As the paper WBN linked to makes clear (equations 46 and 47), both the geodetic and the Thomas precession have the same general form of some constant times ##\vec{v} \times \vec{a}##, where ##\vec{v}## is the orbital velocity and ##\vec{a}## is the "acceleration due to gravity" (the paper writes it as ##\nabla \phi_G##, the gradient of the Newtonian potential, which amounts to the same thing). So I think it is indeed an interpretational issue.
(Btw, when it comes to interpretational issues, normally I tend to come down on the side of *not* depending on analogies that go "here's what happens in curved spacetime, and here's what would have happened if spacetime were flat", since the "flat background" is unobservable. But in this case, conceptually, I think it helps--at any rate it helps me--to look first at the flat spacetime formula for Thomas precession, to get the ##\gamma^2## factor, and then look at how the formula changes in curved spacetime to see the geodetic effect due to the central mass. But ultimately that's more pedagogy than physics.)
yuiop said:
OK, so by this definition, the geodesically orbiting gyroscope axis (FWTB vector) is precessing relative to the LTSB vector at a rate of ##-\Omega## and in the geodesic orbit case is equal in magnitude to the orbital velocity ##\omega## in the Schwarzschild metric. Here ##\Omega## is relative to the instantaneous radial vector rather than the distant stars.
Yes.
yuiop said:
This is the problem I am having. The GBP experiment measuring how much the un-torqued gyroscopes in the perfectly geodesically orbiting spacecraft , precessed relative to a distant star and they expected (and measured) that the gyroscopes would not remain pointing at the distant guide star forever.
This suggests that the GPB experiment should only have detected L-T precession due to the rotation of the Earth and no geodetic effect due to orbiting (because of the self cancelling).
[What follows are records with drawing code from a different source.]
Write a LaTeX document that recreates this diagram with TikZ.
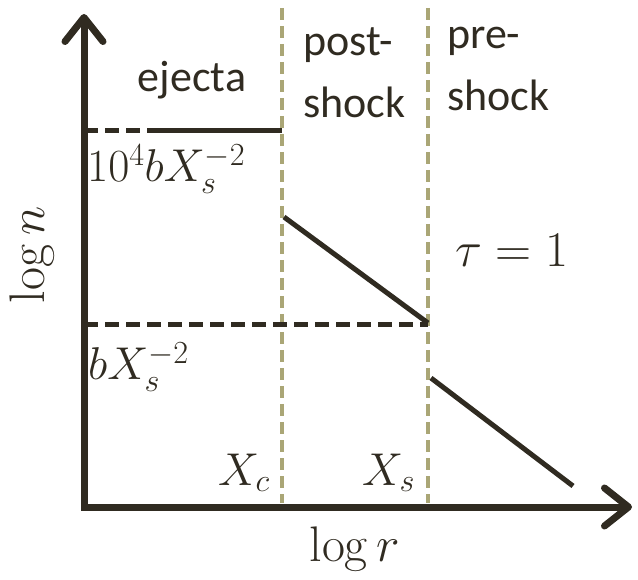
\RequirePackage{fix-cm}
\documentclass[tikz,border=0pt]{standalone}
\usepackage[no-math]{fontspec}
\setmainfont{Carlito}
\usetikzlibrary{arrows.meta}
\definecolor{ink}{RGB}{48,43,33}
\definecolor{shockcol}{RGB}{170,166,118}

\begin{document}
\begin{tikzpicture}[x=1pt, y=-1pt,
	   tip/.tip={Straight Barb[length=24pt,width=38pt,line cap=round,line join=round]},
	   ax/.style={draw=ink, line width=7pt, line join=miter},
	   front/.style={draw=shockcol, line width=4.5pt, dash pattern=on 12pt off 6pt},
	   lev/.style={draw=ink, line width=5pt, dash pattern=on 14pt off 7pt},
	   prof/.style={draw=ink, line width=5pt},
	   lbl/.style={font=\fontsize{44}{62}\selectfont, text=ink, inner sep=0pt},
	   m/.style={font=\fontsize{46}{52}\selectfont, text=ink, inner sep=0pt}]
	  \useasboundingbox (0,0) rectangle (638,580);
	  % axes
	  \coordinate (O) at (84,507);
	  \coordinate (ytip) at (84,14);
	  \coordinate (xtip) at (632,507);
	  % shock fronts
	  \coordinate (c1) at (282,8);   \coordinate (c2) at (282,503);
	  \coordinate (s1) at (428,8);   \coordinate (s2) at (428,503);
	  \draw[front] (c1) -- (c2);
	  \draw[front] (s1) -- (s2);
	  % density levels
	  \coordinate (h0) at (84,131);  \coordinate (h1) at (150,131);  \coordinate (h2) at (282,131);
	  \coordinate (l0) at (84,325);  \coordinate (l2) at (428,325);
	  \draw[lev] (h0) -- (h2);
	  \draw[prof] (h1) -- (h2);
	  \draw[lev] (l0) -- (l2);
	  % profiles
	  \coordinate (p1) at (284,217); \coordinate (p2) at (428,323);
	  \coordinate (q1) at (431,378); \coordinate (q2) at (573,486);
	  \draw[prof] (p1) -- (p2);
	  \draw[prof] (q1) -- (q2);
	  \draw[ax, tip-tip] (ytip) -- (O) -- (xtip);
	  % labels
	  \node[lbl, anchor=base] (ej) at (192,92) {ejecta};
	  \node[lbl, anchor=north west, align=left] (post) at (303,27) {post-\\shock};
	  \node[lbl, anchor=north west, align=left] (pre) at (447,27) {pre-\\shock};
	  \node[m, anchor=base west] (nhi) at (87,182) {$10^4bX_s^{-2}$};
	  \node[m, anchor=base west] (nlo) at (88,380) {$bX_s^{-2}$};
	  \node[m, anchor=base west] (xc) at (218,485) {$X_c$};
	  \node[m, anchor=base west] (xs) at (362,485) {$X_s$};
	  \node[m, font=\fontsize{50}{56}\selectfont] (tau) at (512,250) {$\tau=1$};
	  \node[m, font=\fontsize{50}{56}\selectfont, rotate=90] (yl) at (32,255) {$\log n$};
	  \node[m, font=\fontsize{50}{56}\selectfont, anchor=base] (xl) at (355,561) {$\log r$};
	\end{tikzpicture}
\end{document}
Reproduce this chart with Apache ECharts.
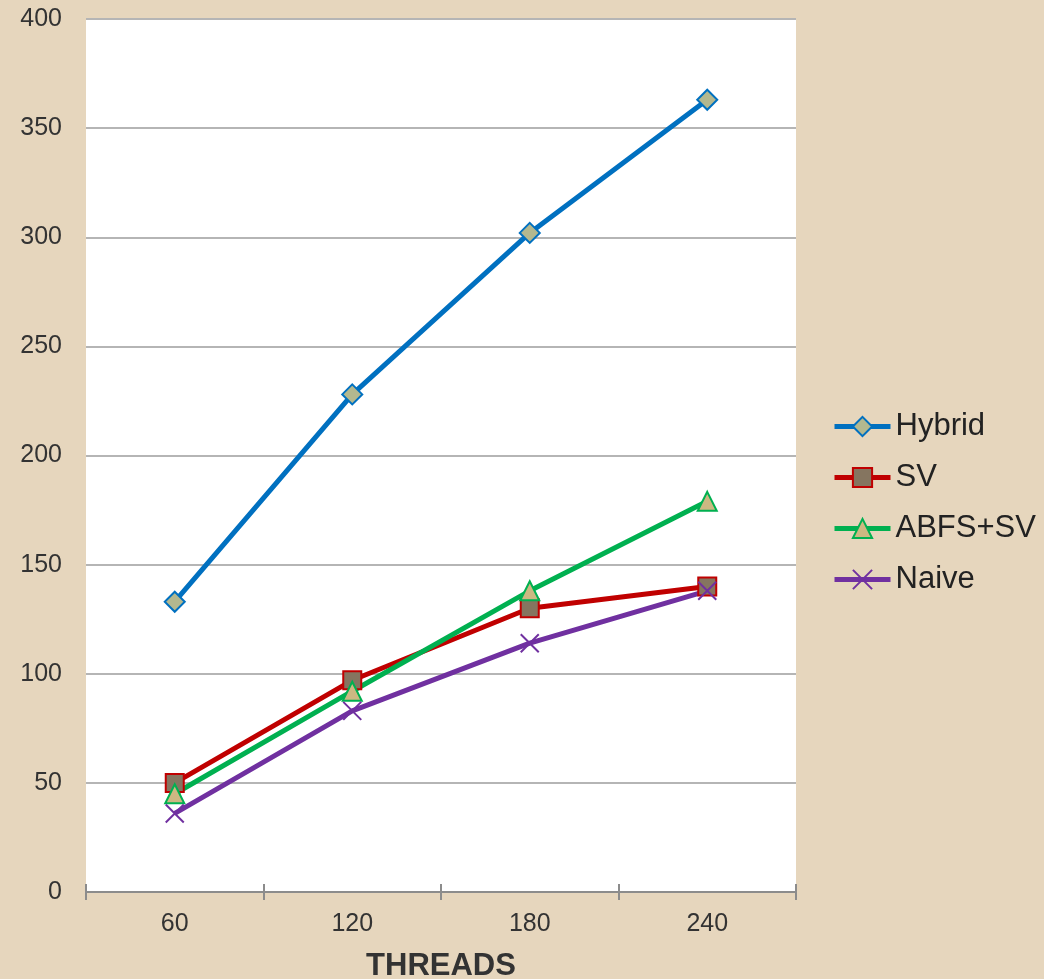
<!DOCTYPE html>
<html>
<head>
<meta charset="utf-8">
<script src="https://cdn.jsdelivr.net/npm/echarts@6/dist/echarts.min.js"></script>
<style>
  html, body { margin: 0; padding: 0; background: #E6D6BD; }
  #chart { width: 1044px; height: 979px; }
</style>
</head>
<body>
<div id="chart"></div>
<script>
// Thread counts on the x axis
const threads = ['60', '120', '180', '240'];

// Values per algorithm
const hybrid = [133, 228, 302, 363];
const sv = [50, 97, 130, 140];
const abfsSv = [45, 92, 138, 179];
const naive = [36, 83, 114, 138];

const font = 'Liberation Sans, Arial, sans-serif';
const crossPath = 'path://M0,0L10,10M10,0L0,10';

const chart = echarts.init(document.getElementById('chart'));

chart.setOption({
  backgroundColor: '#E6D6BD',
  animation: false,
  grid: {
    left: 86, top: 19, right: 248, bottom: 87,
    outerBoundsMode: 'none', containLabel: false,
    show: true, backgroundColor: '#FFFFFF', borderWidth: 0
  },
  legend: {
    orient: 'vertical',
    left: 827,
    top: 406,
    itemWidth: 56,
    itemHeight: 24,
    itemGap: 20,
    lineStyle: { width: 5 },
    textStyle: { fontFamily: font, fontSize: 31, color: '#222' },
    data: ['Hybrid', 'SV', 'ABFS+SV', 'Naive']
  },
  xAxis: [{
    type: 'category',
    data: threads,
    boundaryGap: true,
    name: 'THREADS',
    nameLocation: 'middle',
    nameGap: 59,
    nameTextStyle: { fontFamily: font, fontSize: 31, fontWeight: 'bold', color: '#333' },
    axisLine: { lineStyle: { color: '#8c8c8c', width: 2 } },
    axisTick: { show: true, length: 8, lineStyle: { color: '#8c8c8c', width: 2 } },
    axisLabel: { fontFamily: font, fontSize: 25, color: '#333', margin: 20 },
    splitLine: { show: false }
  }, {
    type: 'category',
    data: threads,
    position: 'bottom',
    boundaryGap: true,
    axisLine: { show: false },
    axisTick: { show: true, inside: true, length: 8, lineStyle: { color: '#8c8c8c', width: 2 } },
    axisLabel: { show: false },
    splitLine: { show: false }
  }],
  yAxis: {
    type: 'value',
    min: 0,
    max: 400,
    interval: 50,
    axisLine: { show: false },
    axisTick: { show: false },
    axisLabel: { fontFamily: font, fontSize: 25, color: '#333', margin: 24 },
    splitLine: { lineStyle: { color: '#b5b5b5', width: 2 } }
  },
  series: [
    {
      name: 'Hybrid', type: 'line', data: hybrid,
      symbol: 'diamond', symbolSize: 20,
      lineStyle: { color: '#0070C0', width: 5 },
      itemStyle: { color: '#B3B88F', borderColor: '#0070C0', borderWidth: 2 }
    },
    {
      name: 'SV', type: 'line', data: sv,
      symbol: 'rect', symbolSize: 18,
      lineStyle: { color: '#C00000', width: 5 },
      itemStyle: { color: '#857560', borderColor: '#C00000', borderWidth: 2 }
    },
    {
      name: 'ABFS+SV', type: 'line', data: abfsSv,
      symbol: 'triangle', symbolSize: 19,
      lineStyle: { color: '#00B050', width: 5 },
      itemStyle: { color: '#CDB882', borderColor: '#00B050', borderWidth: 2 }
    },
    {
      name: 'Naive', type: 'line', data: naive,
      symbol: crossPath, symbolSize: 18,
      lineStyle: { color: '#7030A0', width: 5 },
      itemStyle: { color: 'none', borderColor: '#7030A0', borderWidth: 2 }
    }
  ]
});
</script>
</body>
</html>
Well, the paper's result for the geodetic precession doesn't match the one we have been using, which came from the other paper WBN linked to, so something is going on. This paper's result is (equation 4 in the paper, and I'm switching units so that ##G = 1##)
$$
\Omega = \frac{3}{2r} \left( \frac{M}{r} \right)^{\frac{3}{2}}
$$
which can be rewritten, using ##\omega = \sqrt{M / r^3}##, as
$$
\Omega = \frac{3}{2} \frac{M}{r} \omega
$$
However, if we look at the details of the derivation (leading up to equation 48 in the paper), we see that the formula as I have just written it is actually generally applicable to any angular velocity, not just a geodesic orbit, at least in the weak field approximation (we substitute ##\omega r## for ##v## in the general formulas in the paper and use ##\nabla \phi = M / r^2## in the Newtonian limit). So this latter formula should be compared with the general formula from the other paper,
$$
\Omega = \omega \frac{1 - 3M / r}{1 - 2M / r - \omega^2 r^2}
$$
I'm not sure how to resolve this discrepancy.
yuiop said:
Nice blog entry. Very clear. It was nice to see that that with the apropriate transformation and change of sign convention, that your equation for the centrifugal force agrees with the one I gave in the old thread that was "inconclusive" due to excessive bickering. (
Last equation of this post).
Thanks! Feel free to link to the blog entry in future threads if this comes up.